IDUs At High Risk of HIV in Indonesia, Study Says
An Indonesian Ministry of Health study conducted in 2007 found that injection drug users are at the greatest risk of HIV in the country, with approximately 50% of the IDUs participating in the study living with the virus, the Jakarta Post reports. The survey was released on Monday and conducted in eight provinces -- North Sumatra; Riau Islands; Jakarta; Central, East and West Java; Bali; and Papua. About 400 respondents from each area participated in the survey. According to the survey, the lowest HIV/AIDS prevalence among IDUs was recorded at 42.8%, and the highest was recorded at 56%. The study also found that 28% of IDUs are married and that 47% have multiple sexual partners, which means typically low-risk groups could contract the virus from the IDU population.
Acting Director-General for Disease Control and Environment Restoration Tjandra Yoga Aditama said that about 96% of Indonesia's IDU population is male and that many take drugs before they reach age 18. Tjandra added that the ministry needs to "promote the use of sterile needles and condoms among the high-risk population" and that HIV testing services "must be increased" and "carried out not only on those at high risk, but also on their partners."

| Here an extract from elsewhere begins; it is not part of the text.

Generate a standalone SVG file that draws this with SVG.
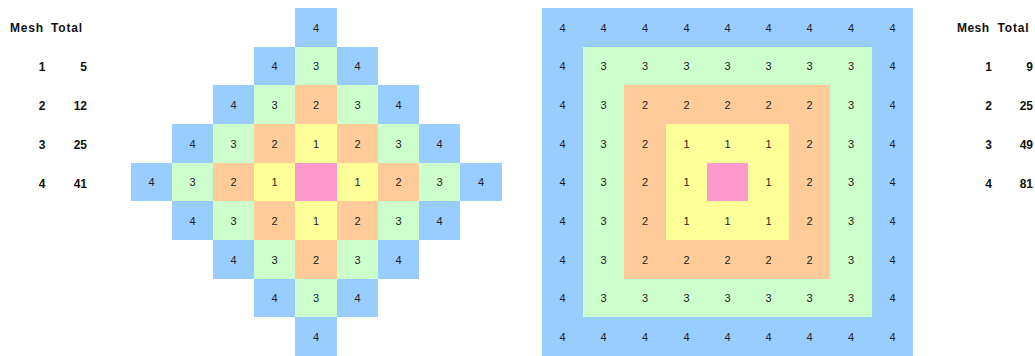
<svg xmlns="http://www.w3.org/2000/svg" width="1035" height="356" viewBox="0 0 1035 356">
<style>
.b{fill:#99ccff}.g{fill:#ccffcc}.o{fill:#ffcc99}.y{fill:#ffff99}.p{fill:#ff99cc}
.t{font-family:"Liberation Sans",Arial,sans-serif;font-size:11px;fill:#222;text-anchor:middle}
.h{font-family:"Liberation Sans",Arial,sans-serif;font-size:12px;font-weight:bold;fill:#111}
.m{text-anchor:middle}.e{text-anchor:end}
</style>
<rect width="1035" height="356" fill="#fff"/>
<g id="table-left">
<text class="h" x="10" y="32" textLength="33">Mesh</text><text class="h" x="51" y="32" textLength="31">Total</text>
<text class="h m" x="42" y="71">1</text><text class="h e" x="87" y="71">5</text>
<text class="h m" x="42" y="110">2</text><text class="h e" x="87" y="110">12</text>
<text class="h m" x="42" y="149">3</text><text class="h e" x="87" y="149">25</text>
<text class="h m" x="42" y="188">4</text><text class="h e" x="87" y="188">41</text>
</g>
<g id="table-right">
<text class="h" x="957" y="32" textLength="32">Mesh</text><text class="h" x="997.5" y="32" textLength="31">Total</text>
<text class="h m" x="988.5" y="71">1</text><text class="h e" x="1033" y="71">9</text>
<text class="h m" x="988.5" y="110">2</text><text class="h e" x="1033" y="110">25</text>
<text class="h m" x="988.5" y="149">3</text><text class="h e" x="1033" y="149">49</text>
<text class="h m" x="988.5" y="188">4</text><text class="h e" x="1033" y="188">81</text>
</g>
<g id="diamond">
<g id="d-row0">
<rect class="b" x="295" y="8" width="42" height="39"/><text class="t" x="316" y="31.5">4</text>
</g>
<g id="d-row1">
<rect class="b" x="254" y="47" width="41" height="38"/><text class="t" x="274.5" y="70">4</text>
<rect class="g" x="295" y="47" width="42" height="38"/><text class="t" x="316" y="70">3</text>
<rect class="b" x="337" y="47" width="41" height="38"/><text class="t" x="357.5" y="70">4</text>
</g>
<g id="d-row2">
<rect class="b" x="213" y="85" width="41" height="39"/><text class="t" x="233.5" y="109">4</text>
<rect class="g" x="254" y="85" width="41" height="39"/><text class="t" x="274.5" y="109">3</text>
<rect class="o" x="295" y="85" width="42" height="39"/><text class="t" x="316" y="109">2</text>
<rect class="g" x="337" y="85" width="41" height="39"/><text class="t" x="357.5" y="109">3</text>
<rect class="b" x="378" y="85" width="41" height="39"/><text class="t" x="398.5" y="109">4</text>
</g>
<g id="d-row3">
<rect class="b" x="172" y="124" width="41" height="39"/><text class="t" x="192.5" y="147.5">4</text>
<rect class="g" x="213" y="124" width="41" height="39"/><text class="t" x="233.5" y="147.5">3</text>
<rect class="o" x="254" y="124" width="41" height="39"/><text class="t" x="274.5" y="147.5">2</text>
<rect class="y" x="295" y="124" width="42" height="39"/><text class="t" x="316" y="147.5">1</text>
<rect class="o" x="337" y="124" width="41" height="39"/><text class="t" x="357.5" y="147.5">2</text>
<rect class="g" x="378" y="124" width="41" height="39"/><text class="t" x="398.5" y="147.5">3</text>
<rect class="b" x="419" y="124" width="41" height="39"/><text class="t" x="439.5" y="147.5">4</text>
</g>
<g id="d-row4">
<rect class="b" x="131" y="163" width="41" height="38"/><text class="t" x="151.5" y="186">4</text>
<rect class="g" x="172" y="163" width="41" height="38"/><text class="t" x="192.5" y="186">3</text>
<rect class="o" x="213" y="163" width="41" height="38"/><text class="t" x="233.5" y="186">2</text>
<rect class="y" x="254" y="163" width="41" height="38"/><text class="t" x="274.5" y="186">1</text>
<rect class="p" x="295" y="163" width="42" height="38"/>
<rect class="y" x="337" y="163" width="41" height="38"/><text class="t" x="357.5" y="186">1</text>
<rect class="o" x="378" y="163" width="41" height="38"/><text class="t" x="398.5" y="186">2</text>
<rect class="g" x="419" y="163" width="41" height="38"/><text class="t" x="439.5" y="186">3</text>
<rect class="b" x="460" y="163" width="42" height="38"/><text class="t" x="481" y="186">4</text>
</g>
<g id="d-row5">
<rect class="b" x="172" y="201" width="41" height="39"/><text class="t" x="192.5" y="225">4</text>
<rect class="g" x="213" y="201" width="41" height="39"/><text class="t" x="233.5" y="225">3</text>
<rect class="o" x="254" y="201" width="41" height="39"/><text class="t" x="274.5" y="225">2</text>
<rect class="y" x="295" y="201" width="42" height="39"/><text class="t" x="316" y="225">1</text>
<rect class="o" x="337" y="201" width="41" height="39"/><text class="t" x="357.5" y="225">2</text>
<rect class="g" x="378" y="201" width="41" height="39"/><text class="t" x="398.5" y="225">3</text>
<rect class="b" x="419" y="201" width="41" height="39"/><text class="t" x="439.5" y="225">4</text>
</g>
<g id="d-row6">
<rect class="b" x="213" y="240" width="41" height="39"/><text class="t" x="233.5" y="263.5">4</text>
<rect class="g" x="254" y="240" width="41" height="39"/><text class="t" x="274.5" y="263.5">3</text>
<rect class="o" x="295" y="240" width="42" height="39"/><text class="t" x="316" y="263.5">2</text>
<rect class="g" x="337" y="240" width="41" height="39"/><text class="t" x="357.5" y="263.5">3</text>
<rect class="b" x="378" y="240" width="41" height="39"/><text class="t" x="398.5" y="263.5">4</text>
</g>
<g id="d-row7">
<rect class="b" x="254" y="279" width="41" height="38"/><text class="t" x="274.5" y="302">4</text>
<rect class="g" x="295" y="279" width="42" height="38"/><text class="t" x="316" y="302">3</text>
<rect class="b" x="337" y="279" width="41" height="38"/><text class="t" x="357.5" y="302">4</text>
</g>
<g id="d-row8">
<rect class="b" x="295" y="317" width="42" height="39"/><text class="t" x="316" y="341">4</text>
</g>
</g>
<g id="square">
<g id="s-rings">
<rect class="b" x="542" y="8" width="371" height="348"/>
<rect class="g" x="583" y="47" width="289" height="270"/>
<rect class="o" x="624" y="85" width="206" height="194"/>
<rect class="y" x="666" y="124" width="123" height="116"/>
<rect class="p" x="707" y="163" width="41" height="38"/>
</g>
<g id="s-row0">
<text class="t" x="562.5" y="31.5">4</text><text class="t" x="603.5" y="31.5">4</text><text class="t" x="645" y="31.5">4</text><text class="t" x="686.5" y="31.5">4</text><text class="t" x="727.5" y="31.5">4</text><text class="t" x="768.5" y="31.5">4</text><text class="t" x="809.5" y="31.5">4</text><text class="t" x="851" y="31.5">4</text><text class="t" x="892.5" y="31.5">4</text>
</g>
<g id="s-row1">
<text class="t" x="562.5" y="70">4</text><text class="t" x="603.5" y="70">3</text><text class="t" x="645" y="70">3</text><text class="t" x="686.5" y="70">3</text><text class="t" x="727.5" y="70">3</text><text class="t" x="768.5" y="70">3</text><text class="t" x="809.5" y="70">3</text><text class="t" x="851" y="70">3</text><text class="t" x="892.5" y="70">4</text>
</g>
<g id="s-row2">
<text class="t" x="562.5" y="109">4</text><text class="t" x="603.5" y="109">3</text><text class="t" x="645" y="109">2</text><text class="t" x="686.5" y="109">2</text><text class="t" x="727.5" y="109">2</text><text class="t" x="768.5" y="109">2</text><text class="t" x="809.5" y="109">2</text><text class="t" x="851" y="109">3</text><text class="t" x="892.5" y="109">4</text>
</g>
<g id="s-row3">
<text class="t" x="562.5" y="147.5">4</text><text class="t" x="603.5" y="147.5">3</text><text class="t" x="645" y="147.5">2</text><text class="t" x="686.5" y="147.5">1</text><text class="t" x="727.5" y="147.5">1</text><text class="t" x="768.5" y="147.5">1</text><text class="t" x="809.5" y="147.5">2</text><text class="t" x="851" y="147.5">3</text><text class="t" x="892.5" y="147.5">4</text>
</g>
<g id="s-row4">
<text class="t" x="562.5" y="186">4</text><text class="t" x="603.5" y="186">3</text><text class="t" x="645" y="186">2</text><text class="t" x="686.5" y="186">1</text><text class="t" x="768.5" y="186">1</text><text class="t" x="809.5" y="186">2</text><text class="t" x="851" y="186">3</text><text class="t" x="892.5" y="186">4</text>
</g>
<g id="s-row5">
<text class="t" x="562.5" y="225">4</text><text class="t" x="603.5" y="225">3</text><text class="t" x="645" y="225">2</text><text class="t" x="686.5" y="225">1</text><text class="t" x="727.5" y="225">1</text><text class="t" x="768.5" y="225">1</text><text class="t" x="809.5" y="225">2</text><text class="t" x="851" y="225">3</text><text class="t" x="892.5" y="225">4</text>
</g>
<g id="s-row6">
<text class="t" x="562.5" y="263.5">4</text><text class="t" x="603.5" y="263.5">3</text><text class="t" x="645" y="263.5">2</text><text class="t" x="686.5" y="263.5">2</text><text class="t" x="727.5" y="263.5">2</text><text class="t" x="768.5" y="263.5">2</text><text class="t" x="809.5" y="263.5">2</text><text class="t" x="851" y="263.5">3</text><text class="t" x="892.5" y="263.5">4</text>
</g>
<g id="s-row7">
<text class="t" x="562.5" y="302">4</text><text class="t" x="603.5" y="302">3</text><text class="t" x="645" y="302">3</text><text class="t" x="686.5" y="302">3</text><text class="t" x="727.5" y="302">3</text><text class="t" x="768.5" y="302">3</text><text class="t" x="809.5" y="302">3</text><text class="t" x="851" y="302">3</text><text class="t" x="892.5" y="302">4</text>
</g>
<g id="s-row8">
<text class="t" x="562.5" y="341">4</text><text class="t" x="603.5" y="341">4</text><text class="t" x="645" y="341">4</text><text class="t" x="686.5" y="341">4</text><text class="t" x="727.5" y="341">4</text><text class="t" x="768.5" y="341">4</text><text class="t" x="809.5" y="341">4</text><text class="t" x="851" y="341">4</text><text class="t" x="892.5" y="341">4</text>
</g>
</g>
</svg>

The study also found that the second most vulnerable populations are members of the transvestite and transgender communities, 14% to 34% of whom were found to be living with HIV/AIDS. Following this population were:
- Female commercial sex workers, 6.1% to 15.9% of whom were found to be living with HIV;
- Men who have sex with men, 2% to 8.1% of whom were found to be living with HIV; and
- Men who frequently visit commercial sex workers, 0.2% to 1.8% of whom were found to be living with HIV.